Conclusion: The Japanese sovereign debt markets are beginning to look stressed, as noted by CDS that have widened (particularly versus the rest of Asia), as the re-financing needs of the Japanese government accelerate in 2012. As such, we believe the massive issuance on the horizon for Japan sovereign debt will continue to limit economic growth, over the TAIL, which is negative for Japanese equities.
Position: Short Japanese equities (EWJ)
Earlier today, Keith shorted Japanese equities in our Virtual Portfolio. Adding this risk exposure is a continuation of our long-term bearish research thesis on Japan (Japan’s Jugular), which we published a presentation on in 4Q10.
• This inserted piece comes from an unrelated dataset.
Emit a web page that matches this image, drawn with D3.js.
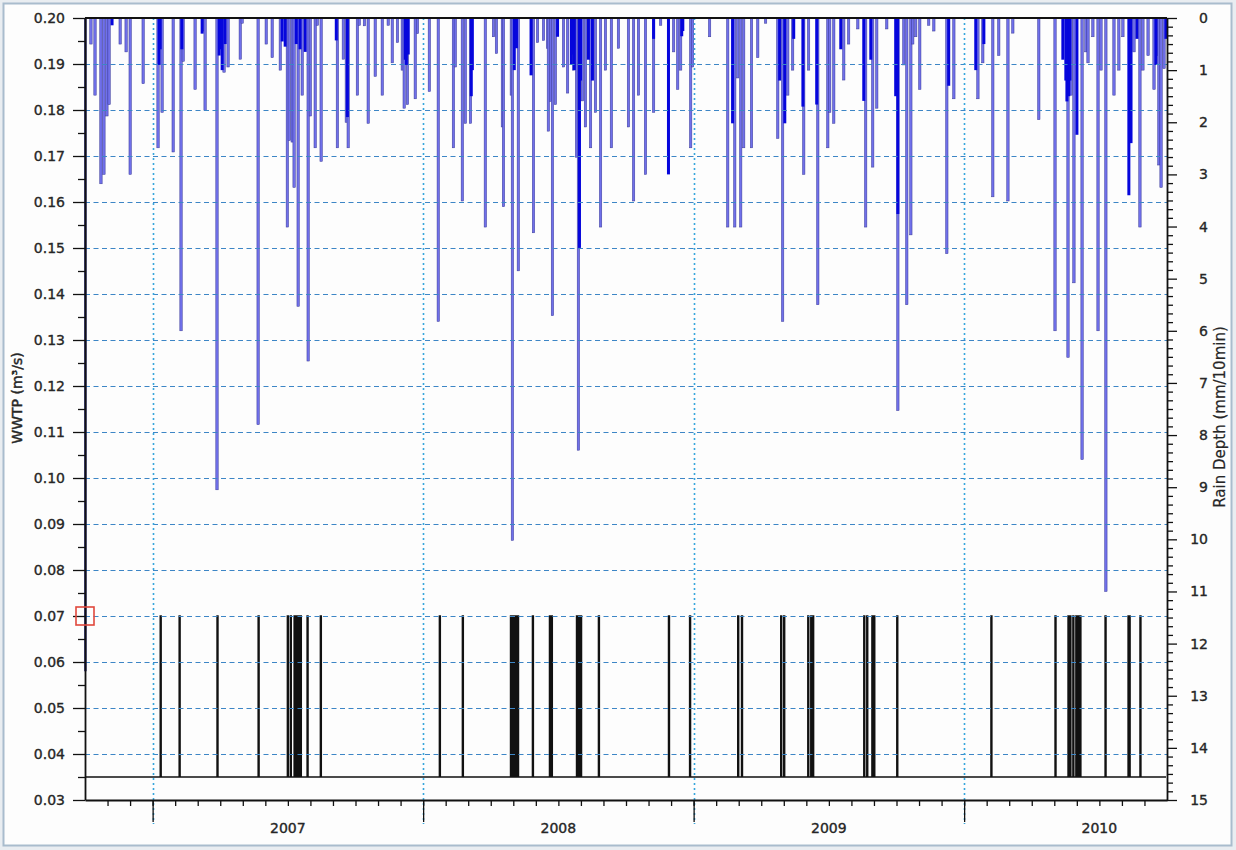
<!DOCTYPE html>
<html><head><meta charset="utf-8">
<script src="https://cdn.jsdelivr.net/npm/d3@7"></script>
<style>
html,body{margin:0;padding:0;background:#e9edf1;}
svg{display:block;}
text{font-family:"DejaVu Sans",sans-serif;fill:#262626;}
</style></head><body>
<svg id="c" width="1236" height="850"></svg>
<script>
// ---------- DATA (x values are decimal years) ----------
const timeDomain = [2006.75, 2010.75];
const years = [2007, 2008, 2009, 2010];
const flowTicks = d3.range(3, 21).map(v => v / 100);          // 0.03 .. 0.20
const rainTicks = d3.range(0, 16);                            // 0 .. 15

// Rain depth per 10 min (mm) - individual events [decimalYear, depth]
const rainEvents = [
[2006.772,0.50],[2006.787,1.48],[2006.809,3.18],[2006.820,3.00],[2006.831,1.88],[2006.839,1.66],[2006.880,0.50],[2006.902,0.65],[2006.917,3.00],[2006.965,1.26],
[2007.020,2.49],[2007.035,1.81],[2007.076,2.57],[2007.105,6.00],[2007.113,0.83],[2007.157,1.37],[2007.190,0.25],[2007.194,1.77],[2007.238,9.05],[2007.264,1.04],[2007.279,0.94],[2007.324,0.79],[2007.331,0.10],[2007.390,7.80],[2007.420,0.50],[2007.442,0.76],[2007.472,1.00],[2007.498,4.01],[2007.505,2.35],[2007.516,2.38],[2007.523,3.25],[2007.538,5.53],[2007.553,1.48],[2007.575,6.58],[2007.583,1.88],[2007.601,2.49],[2007.609,0.14],[2007.623,2.75],[2007.683,2.49],[2007.705,0.79],[2007.716,2.00],[2007.723,2.49],[2007.757,1.48],[2007.764,0.14],[2007.783,0.15],[2007.797,2.02],[2007.823,1.12],[2007.849,1.48],[2007.871,0.14],[2007.886,0.86],[2007.905,0.47],[2007.923,1.00],[2007.930,1.73],[2007.942,1.66],[2007.971,1.55],[2007.979,0.30],
[2008.023,1.41],[2008.056,5.82],[2008.112,2.49],[2008.119,0.94],[2008.145,3.51],[2008.156,2.02],[2008.175,2.02],[2008.230,4.01],[2008.260,0.36],[2008.271,0.68],[2008.293,2.09],[2008.297,3.62],[2008.326,1.48],[2008.330,10.02],[2008.352,4.85],[2008.404,1.08],[2008.408,4.12],[2008.423,0.47],[2008.445,0.43],[2008.460,0.58],[2008.463,2.17],[2008.471,1.60],[2008.478,5.71],[2008.489,1.66],[2008.519,0.94],[2008.534,1.44],[2008.556,1.00],[2008.567,2.67],[2008.574,8.29],[2008.589,1.59],[2008.600,2.09],[2008.619,2.49],[2008.637,1.81],[2008.656,4.01],[2008.674,1.00],[2008.696,2.49],[2008.722,0.58],[2008.759,2.09],[2008.778,3.51],[2008.796,1.48],[2008.822,3.00],[2008.852,1.81],[2008.878,0.14],[2008.926,0.65],[2008.941,1.37],[2008.952,1.00],[2008.989,2.49],[2008.996,0.94],
[2009.059,0.36],[2009.126,4.01],[2009.152,4.01],[2009.163,1.15],[2009.174,4.01],[2009.185,2.49],[2009.214,2.49],[2009.237,0.76],[2009.266,0.10],[2009.311,2.31],[2009.329,5.82],[2009.348,1.48],[2009.366,1.00],[2009.407,3.00],[2009.425,1.00],[2009.459,5.50],[2009.496,2.49],[2009.503,1.81],[2009.518,2.02],[2009.555,1.19],[2009.573,0.50],[2009.607,0.21],[2009.636,4.01],[2009.662,2.86],[2009.677,1.73],[2009.714,0.21],[2009.755,7.53],[2009.777,0.90],[2009.788,5.50],[2009.803,4.16],[2009.810,0.50],[2009.821,0.36],[2009.836,1.37],[2009.869,0.14],[2009.888,0.25],[2009.936,4.52],[2009.962,1.55],
[2010.051,1.55],[2010.069,0.86],[2010.106,3.43],[2010.128,0.72],[2010.162,3.51],[2010.180,0.29],[2010.276,1.95],[2010.336,6.00],[2010.384,6.51],[2010.395,1.48],[2010.406,5.08],[2010.436,8.47],[2010.450,0.65],[2010.458,0.86],[2010.476,0.36],[2010.495,6.00],[2010.506,1.00],[2010.524,11.00],[2010.554,1.48],[2010.572,1.00],[2010.587,0.36],[2010.628,0.65],[2010.650,4.01],[2010.661,1.00],[2010.680,0.72],[2010.702,1.37],[2010.717,0.72],[2010.720,2.82],[2010.728,3.25],[2010.739,0.97]
];

// Dense bursts of rain (many consecutive 10-min records) [decimalYear, depth]
const rainBursts = [
[2006.850,0.14],[2007.024,0.90],[2007.028,0.60],[2007.108,0.60],[2007.183,0.30],[2007.246,0.72],[2007.250,0.60],[2007.257,1.00],[2007.268,0.50],[2007.479,0.45],[2007.490,0.55],[2007.531,0.50],[2007.545,0.60],[2007.564,0.65],[2007.679,0.43],[2007.720,1.90],[2007.934,0.80],[2007.938,0.90],[2007.945,0.70],
[2008.178,1.50],[2008.182,1.00],[2008.337,1.00],[2008.345,0.58],[2008.399,1.10],[2008.497,0.36],[2008.548,0.90],[2008.552,0.70],[2008.559,1.00],[2008.578,4.41],[2008.582,1.20],[2008.611,0.80],[2008.626,1.20],[2008.852,0.40],[2008.907,3.00],[2008.956,0.35],[2008.960,0.25],
[2009.144,2.02],[2009.318,1.20],[2009.337,2.02],[2009.370,0.40],[2009.404,1.70],[2009.455,1.66],[2009.544,0.60],[2009.629,1.59],[2009.655,0.80],[2009.747,1.50],[2009.755,3.76],[2009.943,1.30],
[2010.043,1.00],[2010.073,0.50],[2010.365,0.80],[2010.376,1.20],[2010.380,1.60],[2010.387,1.50],[2010.391,1.20],[2010.417,2.24],[2010.609,3.40],[2010.617,2.40],[2010.639,0.40],[2010.709,0.90],[2010.746,0.40]
];

// WWTP flow (m3/s): baseline level and overflow pulse level, pulse times
const flowBase = 0.035;
const flowPulse = 0.07;
const pulseTimes = [2007.028,2007.098,2007.238,2007.390,2007.498,2007.509,2007.523,2007.527,2007.531,2007.534,2007.538,2007.542,2007.546,2007.571,2007.620,
2008.060,2008.145,2008.323,2008.328,2008.333,2008.337,2008.342,2008.349,2008.404,2008.467,2008.470,2008.474,2008.567,2008.571,2008.574,2008.578,2008.582,2008.648,2008.907,2008.985,
2009.163,2009.177,2009.322,2009.333,2009.422,2009.433,2009.440,2009.629,2009.640,2009.659,2009.666,2009.751,
2010.099,2010.336,2010.384,2010.391,2010.402,2010.413,2010.417,2010.421,2010.425,2010.428,2010.521,2010.606,2010.610,2010.650];
// initial WWTP record (vertical start-up trace)
const wwtpStart = [[2006.7515,0.205],[2006.7515,0.058]];
// selected point marker
const cursorPoint = [2006.75, 0.07];

// ---------- LAYOUT ----------
const W = 1236, H = 850;
const L = 85, R = 1167, T = 18, B = 800;
const svg = d3.select("#c");

svg.append("rect").attr("x",3.5).attr("y",3.5).attr("width",W-8).attr("height",H-8)
  .attr("fill","#fdfdfd").attr("stroke","#a9bccd").attr("stroke-width",2);

const x = d3.scaleLinear().domain(timeDomain).range([L, R]);
const yL = d3.scaleLinear().domain([0.03, 0.20]).range([B, T]);
const yR = d3.scaleLinear().domain([0, 15]).range([T, B]);

// ---------- PULSE LINE ----------
{
  const p = d3.path();
  p.moveTo(x(timeDomain[0]), yL(flowBase));
  pulseTimes.forEach(t => {
    const xt = x(t);
    p.lineTo(xt, yL(flowBase)); p.lineTo(xt, yL(flowPulse));
    p.lineTo(xt + 1, yL(flowPulse)); p.lineTo(xt + 1, yL(flowBase));
  });
  p.lineTo(x(timeDomain[1]) - 1, yL(flowBase));
  svg.append("path").attr("d", p.toString()).attr("fill","none")
    .attr("stroke","#111").attr("stroke-width",1.4);
}

// ---------- RAIN BARS ----------
svg.append("g").selectAll("rect").data(rainEvents).join("rect")
  .attr("x", d => x(d[0]) - 1.2).attr("width", 2.4)
  .attr("y", yR(0)).attr("height", d => yR(d[1]) - yR(0))
  .attr("fill","#7070ea").attr("stroke","#383896").attr("stroke-width",0.5);

svg.append("g").selectAll("rect").data(rainBursts).join("rect")
  .attr("x", d => x(d[0]) - 1.5).attr("width", 3)
  .attr("y", yR(0)).attr("height", d => yR(d[1]) - yR(0))
  .attr("fill","#0606dc");

// ---------- GRID ----------
const grid = svg.append("g");
grid.selectAll("line.h").data(flowTicks.filter(v => v > 0.035 && v < 0.195)).join("line")
  .attr("x1", L).attr("x2", R).attr("y1", d => Math.round(yL(d)) + 0.5).attr("y2", d => Math.round(yL(d)) + 0.5)
  .attr("stroke","#3d86c6").attr("stroke-width",1.2).attr("stroke-dasharray","5,3.5");
grid.selectAll("line.v").data(years).join("line")
  .attr("x1", d => Math.round(x(d)) + 0.5).attr("x2", d => Math.round(x(d)) + 0.5)
  .attr("y1", T).attr("y2", B + 24)
  .attr("stroke","#37a6dc").attr("stroke-width",1.6).attr("stroke-dasharray","2,3");

// ---------- WWTP start trace ----------
svg.append("path").datum(wwtpStart)
  .attr("d", d3.line().x(d => x(d[0])).y(d => yL(Math.min(d[1], 0.20))))
  .attr("fill","none").attr("stroke","#1c1c6e").attr("stroke-width",2.4);

// ---------- AXES ----------
function styleAxis(g){
  g.selectAll(".domain").attr("stroke","#111").attr("stroke-width",1.8);
  g.selectAll(".tick line").attr("stroke","#111").attr("stroke-width",1.3);
  g.selectAll("text").attr("font-size",14).attr("font-family","DejaVu Sans, sans-serif")
    .attr("fill","#262626").attr("stroke","#262626").attr("stroke-width",0.35);
}
// left
const gl = svg.append("g").attr("transform",`translate(${L},0)`)
  .call(d3.axisLeft(yL).tickValues(flowTicks).tickFormat(d3.format(".2f")).tickSize(12).tickPadding(8).tickSizeOuter(0));
styleAxis(gl);
const glm = svg.append("g").attr("transform",`translate(${L},0)`)
  .call(d3.axisLeft(yL).tickValues(flowTicks.slice(0,-1).map(v => v + 0.005)).tickFormat("").tickSize(7).tickSizeOuter(0));
glm.select(".domain").remove(); styleAxis(glm);
// right
const gr = svg.append("g").attr("transform",`translate(${R},0)`)
  .call(d3.axisRight(yR).tickValues(rainTicks).tickSize(10).tickSizeOuter(0));
styleAxis(gr);
gr.selectAll("text").attr("text-anchor","end").attr("x",41);
const grm = svg.append("g").attr("transform",`translate(${R},0)`)
  .call(d3.axisRight(yR).tickValues(d3.range(0, 90).filter(i => i % 6 !== 0).map(i => i / 6)).tickFormat("").tickSize(6).tickSizeOuter(0));
grm.select(".domain").remove(); styleAxis(grm);
// bottom
const months = d3.range(0, 49).map(i => timeDomain[0] + i / 12).filter(v => v > timeDomain[0] + 0.01 && v < timeDomain[1] - 0.01);
const gbm = svg.append("g").attr("transform",`translate(0,${B})`)
  .call(d3.axisBottom(x).tickValues(months).tickFormat("").tickSize(6).tickSizeOuter(0));
styleAxis(gbm);
const gb = svg.append("g").attr("transform",`translate(0,${B})`)
  .call(d3.axisBottom(x).tickValues(years).tickFormat("").tickSize(22).tickSizeOuter(0));
gb.select(".domain").remove(); styleAxis(gb);
svg.append("g").selectAll("text").data(years).join("text")
  .attr("x", d => x(d + 0.5)).attr("y", 833).attr("text-anchor","middle")
  .attr("font-size",14).attr("stroke","#262626").attr("stroke-width",0.35).text(d => d);

// top frame
svg.append("line").attr("x1",L).attr("x2",R).attr("y1",T).attr("y2",T)
  .attr("stroke","#111").attr("stroke-width",1.8);

// axis titles
svg.append("text").attr("transform","translate(22,398) rotate(-90)").attr("text-anchor","middle")
  .attr("font-size",14).attr("stroke","#262626").attr("stroke-width",0.45).text("WWTP (m³/s)");
svg.append("text").attr("transform","translate(1225,417) rotate(-90)").attr("text-anchor","middle")
  .attr("font-size",15).attr("stroke","#262626").attr("stroke-width",0.2).text("Rain Depth (mm/10min)");

// cursor marker
svg.append("rect").attr("x", x(cursorPoint[0]) - 9).attr("y", yL(cursorPoint[1]) - 9)
  .attr("width",18).attr("height",18).attr("fill","none")
  .attr("stroke","#e0483c").attr("stroke-width",1.6);
</script>
</body></html>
In addition to that work, we’ve published detailed analysis of the puts and takes of Japan’s banking system and its exposure to JGB risk – which is on the table in a major way in 2012, as the economy has to roll over 30.9% of its QUADRILLION-plus yen sovereign debt balance via redemptions and new issuance this year. To the later point, new issuance is expected to cover 49% of all expenditures – a record high.
Thoughtful analysis of the aforementioned puts and takes has kept out of the way of the short side of the JGB/JPY markets, unlike other notable Japan bears. That said, our propriety analysis suggests that the Japanese banking system may be on the hook for over $80B in capital raises should Japan be downgraded to an A+ equivalent by two of the ratings agencies (using Basel II standards). Currently, both Fitch and Standard & Poor’s ascribe a negative outlook to the country’s LT sovereign debt. This potential headwind may erode what is the main structural demand tailwind for the JGB market (surplus liquidity in the banking system).
Ironically, our models have Japanese real GDP growth accelerating through 2Q12E, as the country comps up against one of the worst natural disasters in modern history. We think being long Japan for that trade is the kind of investment that can sucker in those that fail to do enough of the background work. As such, we are taking the other side of this obvious (and consensus) tailwind and are electing to trade Japanese sovereign debt tail risk with a bearish bias for now.